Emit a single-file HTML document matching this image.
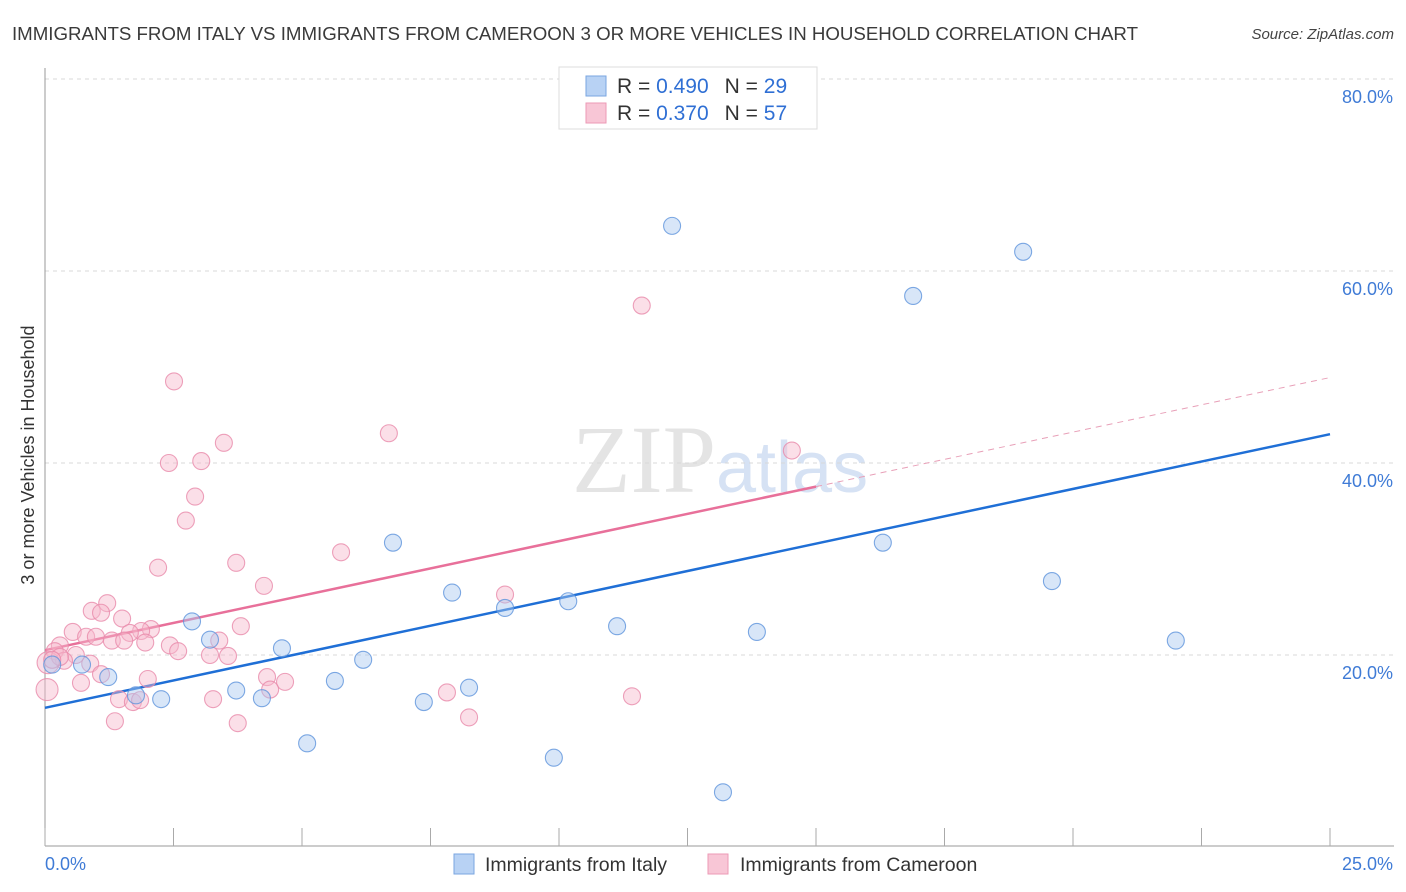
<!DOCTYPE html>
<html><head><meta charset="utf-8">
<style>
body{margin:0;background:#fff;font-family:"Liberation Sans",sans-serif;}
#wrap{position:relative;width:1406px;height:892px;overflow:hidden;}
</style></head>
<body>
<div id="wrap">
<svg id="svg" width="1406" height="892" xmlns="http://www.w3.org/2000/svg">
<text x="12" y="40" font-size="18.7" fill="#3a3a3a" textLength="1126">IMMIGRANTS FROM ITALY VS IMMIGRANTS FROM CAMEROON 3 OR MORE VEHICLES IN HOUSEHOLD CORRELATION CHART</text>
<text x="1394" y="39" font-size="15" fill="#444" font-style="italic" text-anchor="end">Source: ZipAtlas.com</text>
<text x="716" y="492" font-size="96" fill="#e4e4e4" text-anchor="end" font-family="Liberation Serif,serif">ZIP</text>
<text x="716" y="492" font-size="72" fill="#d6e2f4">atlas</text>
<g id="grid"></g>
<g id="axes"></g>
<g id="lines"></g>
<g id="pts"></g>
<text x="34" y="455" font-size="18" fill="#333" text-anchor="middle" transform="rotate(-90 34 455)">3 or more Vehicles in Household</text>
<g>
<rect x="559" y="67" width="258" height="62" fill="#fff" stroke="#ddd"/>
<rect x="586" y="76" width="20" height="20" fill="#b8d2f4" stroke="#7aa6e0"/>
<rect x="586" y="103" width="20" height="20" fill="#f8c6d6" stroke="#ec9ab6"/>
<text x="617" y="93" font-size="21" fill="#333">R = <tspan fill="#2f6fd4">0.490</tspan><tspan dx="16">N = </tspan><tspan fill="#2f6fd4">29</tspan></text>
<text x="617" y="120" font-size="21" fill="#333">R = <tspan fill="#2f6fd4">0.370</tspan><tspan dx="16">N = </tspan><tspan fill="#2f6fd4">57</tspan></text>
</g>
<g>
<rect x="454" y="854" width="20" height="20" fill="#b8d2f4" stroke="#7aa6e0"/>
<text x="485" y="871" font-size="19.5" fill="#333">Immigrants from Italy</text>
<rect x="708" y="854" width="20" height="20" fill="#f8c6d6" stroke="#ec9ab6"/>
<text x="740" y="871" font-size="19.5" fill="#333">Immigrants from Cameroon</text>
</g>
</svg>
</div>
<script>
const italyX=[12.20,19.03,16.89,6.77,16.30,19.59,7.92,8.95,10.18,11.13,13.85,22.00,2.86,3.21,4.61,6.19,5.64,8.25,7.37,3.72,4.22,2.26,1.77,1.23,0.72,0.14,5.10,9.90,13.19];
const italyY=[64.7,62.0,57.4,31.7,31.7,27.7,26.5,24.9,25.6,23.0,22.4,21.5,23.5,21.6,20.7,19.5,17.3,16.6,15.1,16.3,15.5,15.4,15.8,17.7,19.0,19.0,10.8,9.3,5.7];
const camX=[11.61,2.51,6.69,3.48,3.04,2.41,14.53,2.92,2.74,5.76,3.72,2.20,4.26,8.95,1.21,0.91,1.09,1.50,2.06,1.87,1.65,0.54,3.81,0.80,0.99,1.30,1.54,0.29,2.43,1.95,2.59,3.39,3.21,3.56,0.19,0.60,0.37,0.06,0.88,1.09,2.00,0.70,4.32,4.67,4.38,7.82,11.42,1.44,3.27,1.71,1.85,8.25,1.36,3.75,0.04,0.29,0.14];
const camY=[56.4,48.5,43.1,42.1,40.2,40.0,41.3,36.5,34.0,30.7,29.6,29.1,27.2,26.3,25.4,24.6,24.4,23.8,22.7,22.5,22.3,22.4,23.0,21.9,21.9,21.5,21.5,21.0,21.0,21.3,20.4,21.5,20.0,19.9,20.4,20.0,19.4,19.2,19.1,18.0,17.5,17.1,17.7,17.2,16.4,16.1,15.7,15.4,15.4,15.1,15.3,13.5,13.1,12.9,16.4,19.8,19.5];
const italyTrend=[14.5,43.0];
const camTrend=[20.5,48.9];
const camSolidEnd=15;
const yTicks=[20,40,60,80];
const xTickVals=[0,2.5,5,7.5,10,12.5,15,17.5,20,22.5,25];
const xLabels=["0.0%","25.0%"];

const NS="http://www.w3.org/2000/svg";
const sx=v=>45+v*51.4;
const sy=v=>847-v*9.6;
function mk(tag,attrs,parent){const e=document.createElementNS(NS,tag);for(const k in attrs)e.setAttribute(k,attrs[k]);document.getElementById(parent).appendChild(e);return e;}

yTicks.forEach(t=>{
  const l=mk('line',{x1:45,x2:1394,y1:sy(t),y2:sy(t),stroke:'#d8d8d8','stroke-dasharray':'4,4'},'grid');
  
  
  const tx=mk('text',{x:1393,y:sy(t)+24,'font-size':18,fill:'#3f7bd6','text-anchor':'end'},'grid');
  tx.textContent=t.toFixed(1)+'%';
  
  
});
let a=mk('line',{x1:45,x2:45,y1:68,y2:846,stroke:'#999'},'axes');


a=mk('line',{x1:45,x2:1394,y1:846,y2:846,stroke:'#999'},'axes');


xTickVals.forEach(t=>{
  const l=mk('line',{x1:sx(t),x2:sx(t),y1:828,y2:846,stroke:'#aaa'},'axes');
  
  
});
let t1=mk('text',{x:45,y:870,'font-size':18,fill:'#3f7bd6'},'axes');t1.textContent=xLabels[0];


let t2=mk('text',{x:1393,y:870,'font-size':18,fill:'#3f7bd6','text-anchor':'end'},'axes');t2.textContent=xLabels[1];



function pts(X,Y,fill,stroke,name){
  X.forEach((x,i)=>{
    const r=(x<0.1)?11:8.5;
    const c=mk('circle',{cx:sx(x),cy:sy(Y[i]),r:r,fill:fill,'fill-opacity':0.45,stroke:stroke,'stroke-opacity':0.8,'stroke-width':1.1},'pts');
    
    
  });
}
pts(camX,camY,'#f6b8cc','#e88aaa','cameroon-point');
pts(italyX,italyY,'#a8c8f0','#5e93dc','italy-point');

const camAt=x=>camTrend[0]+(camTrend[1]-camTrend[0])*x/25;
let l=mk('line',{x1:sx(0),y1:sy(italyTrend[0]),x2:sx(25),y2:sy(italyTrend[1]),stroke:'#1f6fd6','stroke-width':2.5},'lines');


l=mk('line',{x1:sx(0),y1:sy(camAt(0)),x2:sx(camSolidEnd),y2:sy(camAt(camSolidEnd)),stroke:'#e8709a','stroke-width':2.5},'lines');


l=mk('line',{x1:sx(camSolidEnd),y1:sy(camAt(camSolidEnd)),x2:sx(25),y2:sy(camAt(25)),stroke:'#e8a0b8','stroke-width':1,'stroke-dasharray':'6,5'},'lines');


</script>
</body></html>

_ _ _ _ _ _ _

Set the pictures aside and transcribe the data above exactly.

• Answer for the task:
Emit a single-file HTML document matching this image.
<!DOCTYPE html>
<html><head><meta charset="utf-8">
<style>
body{margin:0;background:#fff;font-family:"Liberation Sans",sans-serif;}
#wrap{position:relative;width:1406px;height:892px;overflow:hidden;}
</style></head>
<body>
<div id="wrap">
<svg id="svg" width="1406" height="892" xmlns="http://www.w3.org/2000/svg">
<text x="12" y="40" font-size="18.7" fill="#3a3a3a" textLength="1126">IMMIGRANTS FROM ITALY VS IMMIGRANTS FROM CAMEROON 3 OR MORE VEHICLES IN HOUSEHOLD CORRELATION CHART</text>
<text x="1394" y="39" font-size="15" fill="#444" font-style="italic" text-anchor="end">Source: ZipAtlas.com</text>
<text x="716" y="492" font-size="96" fill="#e4e4e4" text-anchor="end" font-family="Liberation Serif,serif">ZIP</text>
<text x="716" y="492" font-size="72" fill="#d6e2f4">atlas</text>
<g id="grid"></g>
<g id="axes"></g>
<g id="lines"></g>
<g id="pts"></g>
<text x="34" y="455" font-size="18" fill="#333" text-anchor="middle" transform="rotate(-90 34 455)">3 or more Vehicles in Household</text>
<g>
<rect x="559" y="67" width="258" height="62" fill="#fff" stroke="#ddd"/>
<rect x="586" y="76" width="20" height="20" fill="#b8d2f4" stroke="#7aa6e0"/>
<rect x="586" y="103" width="20" height="20" fill="#f8c6d6" stroke="#ec9ab6"/>
<text x="617" y="93" font-size="21" fill="#333">R = <tspan fill="#2f6fd4">0.490</tspan><tspan dx="16">N = </tspan><tspan fill="#2f6fd4">29</tspan></text>
<text x="617" y="120" font-size="21" fill="#333">R = <tspan fill="#2f6fd4">0.370</tspan><tspan dx="16">N = </tspan><tspan fill="#2f6fd4">57</tspan></text>
</g>
<g>
<rect x="454" y="854" width="20" height="20" fill="#b8d2f4" stroke="#7aa6e0"/>
<text x="485" y="871" font-size="19.5" fill="#333">Immigrants from Italy</text>
<rect x="708" y="854" width="20" height="20" fill="#f8c6d6" stroke="#ec9ab6"/>
<text x="740" y="871" font-size="19.5" fill="#333">Immigrants from Cameroon</text>
</g>
</svg>
</div>
<script>
const italyX=[12.20,19.03,16.89,6.77,16.30,19.59,7.92,8.95,10.18,11.13,13.85,22.00,2.86,3.21,4.61,6.19,5.64,8.25,7.37,3.72,4.22,2.26,1.77,1.23,0.72,0.14,5.10,9.90,13.19];
const italyY=[64.7,62.0,57.4,31.7,31.7,27.7,26.5,24.9,25.6,23.0,22.4,21.5,23.5,21.6,20.7,19.5,17.3,16.6,15.1,16.3,15.5,15.4,15.8,17.7,19.0,19.0,10.8,9.3,5.7];
const camX=[11.61,2.51,6.69,3.48,3.04,2.41,14.53,2.92,2.74,5.76,3.72,2.20,4.26,8.95,1.21,0.91,1.09,1.50,2.06,1.87,1.65,0.54,3.81,0.80,0.99,1.30,1.54,0.29,2.43,1.95,2.59,3.39,3.21,3.56,0.19,0.60,0.37,0.06,0.88,1.09,2.00,0.70,4.32,4.67,4.38,7.82,11.42,1.44,3.27,1.71,1.85,8.25,1.36,3.75,0.04,0.29,0.14];
const camY=[56.4,48.5,43.1,42.1,40.2,40.0,41.3,36.5,34.0,30.7,29.6,29.1,27.2,26.3,25.4,24.6,24.4,23.8,22.7,22.5,22.3,22.4,23.0,21.9,21.9,21.5,21.5,21.0,21.0,21.3,20.4,21.5,20.0,19.9,20.4,20.0,19.4,19.2,19.1,18.0,17.5,17.1,17.7,17.2,16.4,16.1,15.7,15.4,15.4,15.1,15.3,13.5,13.1,12.9,16.4,19.8,19.5];
const italyTrend=[14.5,43.0];
const camTrend=[20.5,48.9];
const camSolidEnd=15;
const yTicks=[20,40,60,80];
const xTickVals=[0,2.5,5,7.5,10,12.5,15,17.5,20,22.5,25];
const xLabels=["0.0%","25.0%"];

const NS="http://www.w3.org/2000/svg";
const sx=v=>45+v*51.4;
const sy=v=>847-v*9.6;
function mk(tag,attrs,parent){const e=document.createElementNS(NS,tag);for(const k in attrs)e.setAttribute(k,attrs[k]);document.getElementById(parent).appendChild(e);return e;}

yTicks.forEach(t=>{
  const l=mk('line',{x1:45,x2:1394,y1:sy(t),y2:sy(t),stroke:'#d8d8d8','stroke-dasharray':'4,4'},'grid');
  
  
  const tx=mk('text',{x:1393,y:sy(t)+24,'font-size':18,fill:'#3f7bd6','text-anchor':'end'},'grid');
  tx.textContent=t.toFixed(1)+'%';
  
  
});
let a=mk('line',{x1:45,x2:45,y1:68,y2:846,stroke:'#999'},'axes');


a=mk('line',{x1:45,x2:1394,y1:846,y2:846,stroke:'#999'},'axes');


xTickVals.forEach(t=>{
  const l=mk('line',{x1:sx(t),x2:sx(t),y1:828,y2:846,stroke:'#aaa'},'axes');
  
  
});
let t1=mk('text',{x:45,y:870,'font-size':18,fill:'#3f7bd6'},'axes');t1.textContent=xLabels[0];


let t2=mk('text',{x:1393,y:870,'font-size':18,fill:'#3f7bd6','text-anchor':'end'},'axes');t2.textContent=xLabels[1];



function pts(X,Y,fill,stroke,name){
  X.forEach((x,i)=>{
    const r=(x<0.1)?11:8.5;
    const c=mk('circle',{cx:sx(x),cy:sy(Y[i]),r:r,fill:fill,'fill-opacity':0.45,stroke:stroke,'stroke-opacity':0.8,'stroke-width':1.1},'pts');
    
    
  });
}
pts(camX,camY,'#f6b8cc','#e88aaa','cameroon-point');
pts(italyX,italyY,'#a8c8f0','#5e93dc','italy-point');

const camAt=x=>camTrend[0]+(camTrend[1]-camTrend[0])*x/25;
let l=mk('line',{x1:sx(0),y1:sy(italyTrend[0]),x2:sx(25),y2:sy(italyTrend[1]),stroke:'#1f6fd6','stroke-width':2.5},'lines');


l=mk('line',{x1:sx(0),y1:sy(camAt(0)),x2:sx(camSolidEnd),y2:sy(camAt(camSolidEnd)),stroke:'#e8709a','stroke-width':2.5},'lines');


l=mk('line',{x1:sx(camSolidEnd),y1:sy(camAt(camSolidEnd)),x2:sx(25),y2:sy(camAt(25)),stroke:'#e8a0b8','stroke-width':1,'stroke-dasharray':'6,5'},'lines');


</script>
</body></html>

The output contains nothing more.